··· Source material

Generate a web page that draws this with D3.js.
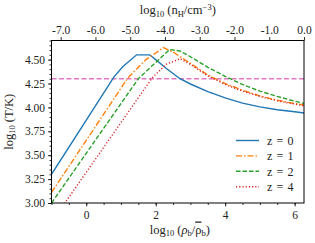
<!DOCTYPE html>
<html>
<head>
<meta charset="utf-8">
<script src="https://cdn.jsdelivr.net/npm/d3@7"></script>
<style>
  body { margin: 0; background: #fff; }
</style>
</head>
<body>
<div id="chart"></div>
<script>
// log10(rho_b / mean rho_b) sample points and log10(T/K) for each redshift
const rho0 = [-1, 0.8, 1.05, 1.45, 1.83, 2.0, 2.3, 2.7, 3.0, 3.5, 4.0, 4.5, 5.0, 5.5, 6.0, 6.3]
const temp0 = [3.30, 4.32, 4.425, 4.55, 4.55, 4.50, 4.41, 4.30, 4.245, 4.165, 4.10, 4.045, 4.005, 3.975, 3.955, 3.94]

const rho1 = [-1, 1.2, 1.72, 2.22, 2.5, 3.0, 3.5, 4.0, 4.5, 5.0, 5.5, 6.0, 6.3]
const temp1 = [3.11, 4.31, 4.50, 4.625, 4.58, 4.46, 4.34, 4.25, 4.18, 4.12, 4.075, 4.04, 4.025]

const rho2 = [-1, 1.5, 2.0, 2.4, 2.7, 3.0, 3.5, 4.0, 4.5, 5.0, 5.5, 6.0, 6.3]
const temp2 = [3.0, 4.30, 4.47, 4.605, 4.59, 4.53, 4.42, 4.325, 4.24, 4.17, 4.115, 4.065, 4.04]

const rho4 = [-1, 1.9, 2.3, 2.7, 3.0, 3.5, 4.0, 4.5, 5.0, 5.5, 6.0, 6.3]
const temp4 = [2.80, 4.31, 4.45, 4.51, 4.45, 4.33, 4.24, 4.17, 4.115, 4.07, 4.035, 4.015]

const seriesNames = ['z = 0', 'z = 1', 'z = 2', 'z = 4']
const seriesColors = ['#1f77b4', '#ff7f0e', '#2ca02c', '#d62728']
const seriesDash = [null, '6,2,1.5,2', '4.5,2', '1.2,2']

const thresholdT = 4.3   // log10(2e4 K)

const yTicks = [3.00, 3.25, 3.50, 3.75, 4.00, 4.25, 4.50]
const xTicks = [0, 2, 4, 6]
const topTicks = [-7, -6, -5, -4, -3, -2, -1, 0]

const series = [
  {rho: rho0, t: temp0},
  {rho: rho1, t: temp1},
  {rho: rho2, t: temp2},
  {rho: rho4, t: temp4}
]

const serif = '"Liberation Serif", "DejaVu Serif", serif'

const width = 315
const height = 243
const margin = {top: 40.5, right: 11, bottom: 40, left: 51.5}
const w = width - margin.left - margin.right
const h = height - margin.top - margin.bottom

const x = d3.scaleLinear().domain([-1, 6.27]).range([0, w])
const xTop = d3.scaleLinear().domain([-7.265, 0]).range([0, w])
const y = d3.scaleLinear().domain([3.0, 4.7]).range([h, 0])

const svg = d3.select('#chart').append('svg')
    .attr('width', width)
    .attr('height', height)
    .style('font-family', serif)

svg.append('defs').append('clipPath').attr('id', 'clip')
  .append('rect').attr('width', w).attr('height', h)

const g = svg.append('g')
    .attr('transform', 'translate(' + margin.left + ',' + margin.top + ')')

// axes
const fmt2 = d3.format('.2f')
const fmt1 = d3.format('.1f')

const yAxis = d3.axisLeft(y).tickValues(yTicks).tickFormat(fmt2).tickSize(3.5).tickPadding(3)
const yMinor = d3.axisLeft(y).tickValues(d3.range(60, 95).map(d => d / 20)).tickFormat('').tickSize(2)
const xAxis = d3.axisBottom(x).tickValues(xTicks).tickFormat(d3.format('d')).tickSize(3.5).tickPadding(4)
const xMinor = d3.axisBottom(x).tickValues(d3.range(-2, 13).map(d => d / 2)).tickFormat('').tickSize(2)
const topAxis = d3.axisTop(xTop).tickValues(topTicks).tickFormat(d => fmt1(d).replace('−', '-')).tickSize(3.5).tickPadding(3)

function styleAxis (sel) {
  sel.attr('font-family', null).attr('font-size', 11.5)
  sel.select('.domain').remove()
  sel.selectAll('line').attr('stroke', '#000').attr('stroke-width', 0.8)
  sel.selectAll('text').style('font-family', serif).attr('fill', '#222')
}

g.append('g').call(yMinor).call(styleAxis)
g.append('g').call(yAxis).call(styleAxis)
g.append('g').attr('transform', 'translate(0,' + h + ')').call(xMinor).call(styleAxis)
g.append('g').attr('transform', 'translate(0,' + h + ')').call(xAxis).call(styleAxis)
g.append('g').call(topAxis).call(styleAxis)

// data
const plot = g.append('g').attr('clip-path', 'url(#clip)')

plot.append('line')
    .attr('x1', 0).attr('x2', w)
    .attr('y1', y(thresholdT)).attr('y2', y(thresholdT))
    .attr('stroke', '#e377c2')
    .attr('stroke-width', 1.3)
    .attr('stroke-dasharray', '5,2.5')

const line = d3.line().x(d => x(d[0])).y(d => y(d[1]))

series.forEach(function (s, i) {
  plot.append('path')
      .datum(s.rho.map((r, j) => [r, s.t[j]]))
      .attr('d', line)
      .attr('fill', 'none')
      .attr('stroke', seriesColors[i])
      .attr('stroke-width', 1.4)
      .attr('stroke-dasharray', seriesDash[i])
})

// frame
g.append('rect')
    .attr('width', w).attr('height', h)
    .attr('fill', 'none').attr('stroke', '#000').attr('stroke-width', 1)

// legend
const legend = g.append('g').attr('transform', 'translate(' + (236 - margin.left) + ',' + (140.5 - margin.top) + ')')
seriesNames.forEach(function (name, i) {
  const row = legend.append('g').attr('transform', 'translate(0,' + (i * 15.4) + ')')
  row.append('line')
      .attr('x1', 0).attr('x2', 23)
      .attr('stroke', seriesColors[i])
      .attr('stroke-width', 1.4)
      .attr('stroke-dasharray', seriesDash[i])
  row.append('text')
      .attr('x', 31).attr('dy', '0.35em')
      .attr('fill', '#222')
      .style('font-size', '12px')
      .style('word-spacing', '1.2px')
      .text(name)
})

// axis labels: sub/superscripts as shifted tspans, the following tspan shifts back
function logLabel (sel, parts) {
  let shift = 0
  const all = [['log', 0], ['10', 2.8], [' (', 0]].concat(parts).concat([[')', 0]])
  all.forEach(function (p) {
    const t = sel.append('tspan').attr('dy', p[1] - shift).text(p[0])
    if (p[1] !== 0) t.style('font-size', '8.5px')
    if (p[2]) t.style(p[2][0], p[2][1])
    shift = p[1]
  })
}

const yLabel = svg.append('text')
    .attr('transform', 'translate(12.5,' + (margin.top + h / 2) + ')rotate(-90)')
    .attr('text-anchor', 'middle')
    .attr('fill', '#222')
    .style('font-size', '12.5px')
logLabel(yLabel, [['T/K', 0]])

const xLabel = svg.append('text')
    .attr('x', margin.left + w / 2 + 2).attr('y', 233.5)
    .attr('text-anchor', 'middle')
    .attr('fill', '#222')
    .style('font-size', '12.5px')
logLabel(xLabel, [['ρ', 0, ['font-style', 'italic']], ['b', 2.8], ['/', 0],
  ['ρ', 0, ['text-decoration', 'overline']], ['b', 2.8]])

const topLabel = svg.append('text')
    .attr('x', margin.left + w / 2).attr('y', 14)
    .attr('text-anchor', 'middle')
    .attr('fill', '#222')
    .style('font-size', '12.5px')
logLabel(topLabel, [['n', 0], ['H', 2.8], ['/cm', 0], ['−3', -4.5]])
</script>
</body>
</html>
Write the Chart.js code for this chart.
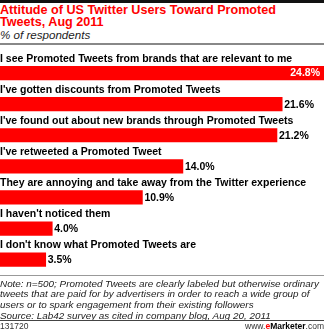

······
··· Source material

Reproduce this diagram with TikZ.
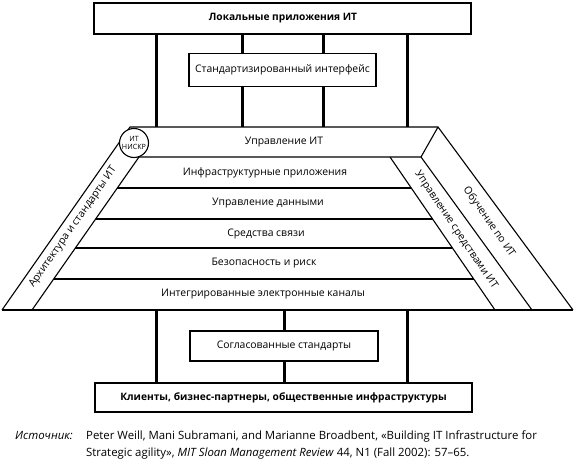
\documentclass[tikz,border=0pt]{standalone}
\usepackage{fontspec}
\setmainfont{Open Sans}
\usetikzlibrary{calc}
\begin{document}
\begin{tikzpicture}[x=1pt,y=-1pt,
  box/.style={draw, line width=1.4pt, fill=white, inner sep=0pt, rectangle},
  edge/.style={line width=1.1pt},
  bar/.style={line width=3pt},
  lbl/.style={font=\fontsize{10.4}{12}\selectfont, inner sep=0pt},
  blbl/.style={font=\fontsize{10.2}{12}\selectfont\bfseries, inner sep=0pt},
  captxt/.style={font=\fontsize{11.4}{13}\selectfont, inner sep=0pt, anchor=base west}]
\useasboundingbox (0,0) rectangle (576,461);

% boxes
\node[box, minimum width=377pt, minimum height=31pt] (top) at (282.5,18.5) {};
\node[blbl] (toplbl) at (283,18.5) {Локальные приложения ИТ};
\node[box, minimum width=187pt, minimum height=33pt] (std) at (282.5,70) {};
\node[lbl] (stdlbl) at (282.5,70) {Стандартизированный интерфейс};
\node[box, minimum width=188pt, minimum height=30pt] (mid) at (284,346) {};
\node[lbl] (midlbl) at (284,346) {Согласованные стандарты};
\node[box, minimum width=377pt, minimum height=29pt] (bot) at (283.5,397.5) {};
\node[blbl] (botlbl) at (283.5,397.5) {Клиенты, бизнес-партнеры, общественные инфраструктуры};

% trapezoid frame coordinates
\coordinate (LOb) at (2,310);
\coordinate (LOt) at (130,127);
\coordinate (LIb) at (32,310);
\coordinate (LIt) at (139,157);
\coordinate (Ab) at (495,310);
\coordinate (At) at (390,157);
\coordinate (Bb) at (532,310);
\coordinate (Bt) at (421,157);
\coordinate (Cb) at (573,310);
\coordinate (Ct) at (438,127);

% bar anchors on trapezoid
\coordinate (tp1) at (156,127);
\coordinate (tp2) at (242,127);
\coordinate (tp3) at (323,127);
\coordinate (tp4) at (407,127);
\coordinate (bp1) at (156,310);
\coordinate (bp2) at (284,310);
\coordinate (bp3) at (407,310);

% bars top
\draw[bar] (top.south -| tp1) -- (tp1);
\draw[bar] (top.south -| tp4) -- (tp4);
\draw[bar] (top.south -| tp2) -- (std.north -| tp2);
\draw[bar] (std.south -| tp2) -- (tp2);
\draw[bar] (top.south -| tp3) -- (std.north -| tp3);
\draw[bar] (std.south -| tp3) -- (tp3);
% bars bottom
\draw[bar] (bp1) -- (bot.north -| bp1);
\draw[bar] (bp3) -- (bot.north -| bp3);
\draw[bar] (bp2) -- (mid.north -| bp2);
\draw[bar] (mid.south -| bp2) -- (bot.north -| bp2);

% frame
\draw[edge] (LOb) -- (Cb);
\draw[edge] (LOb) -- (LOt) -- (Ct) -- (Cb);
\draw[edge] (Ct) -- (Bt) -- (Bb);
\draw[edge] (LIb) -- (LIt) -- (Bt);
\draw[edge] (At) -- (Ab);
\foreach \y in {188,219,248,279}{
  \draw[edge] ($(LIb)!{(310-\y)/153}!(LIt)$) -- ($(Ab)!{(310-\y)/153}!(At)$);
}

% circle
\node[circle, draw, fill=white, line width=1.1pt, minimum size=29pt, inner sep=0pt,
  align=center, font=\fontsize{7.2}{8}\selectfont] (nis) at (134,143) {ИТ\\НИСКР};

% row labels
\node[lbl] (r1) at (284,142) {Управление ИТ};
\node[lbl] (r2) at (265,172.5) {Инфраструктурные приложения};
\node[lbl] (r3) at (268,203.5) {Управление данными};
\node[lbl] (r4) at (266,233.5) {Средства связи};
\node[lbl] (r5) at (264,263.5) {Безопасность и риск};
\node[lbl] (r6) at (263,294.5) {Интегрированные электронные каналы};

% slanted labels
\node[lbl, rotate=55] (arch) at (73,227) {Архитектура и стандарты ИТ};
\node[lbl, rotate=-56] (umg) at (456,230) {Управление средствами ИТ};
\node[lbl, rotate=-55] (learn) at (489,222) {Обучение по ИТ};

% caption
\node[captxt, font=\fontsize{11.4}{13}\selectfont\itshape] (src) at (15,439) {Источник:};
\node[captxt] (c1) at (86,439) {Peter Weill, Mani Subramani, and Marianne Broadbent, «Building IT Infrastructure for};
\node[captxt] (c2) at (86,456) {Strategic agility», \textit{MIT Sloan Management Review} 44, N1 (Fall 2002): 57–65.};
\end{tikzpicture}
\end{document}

······

> _Exercise aim_
Taking the entries above, extract every line from the one bearing "Reproduce this diagram with TikZ." through the one bearing "(0,0) rectangle (576,461);", exactly, with no pictures.

> _Answer to the task_
Reproduce this diagram with TikZ.
\documentclass[tikz,border=0pt]{standalone}
\usepackage{fontspec}
\setmainfont{Open Sans}
\usetikzlibrary{calc}
\begin{document}
\begin{tikzpicture}[x=1pt,y=-1pt,
  box/.style={draw, line width=1.4pt, fill=white, inner sep=0pt, rectangle},
  edge/.style={line width=1.1pt},
  bar/.style={line width=3pt},
  lbl/.style={font=\fontsize{10.4}{12}\selectfont, inner sep=0pt},
  blbl/.style={font=\fontsize{10.2}{12}\selectfont\bfseries, inner sep=0pt},
  captxt/.style={font=\fontsize{11.4}{13}\selectfont, inner sep=0pt, anchor=base west}]
\useasboundingbox (0,0) rectangle (576,461);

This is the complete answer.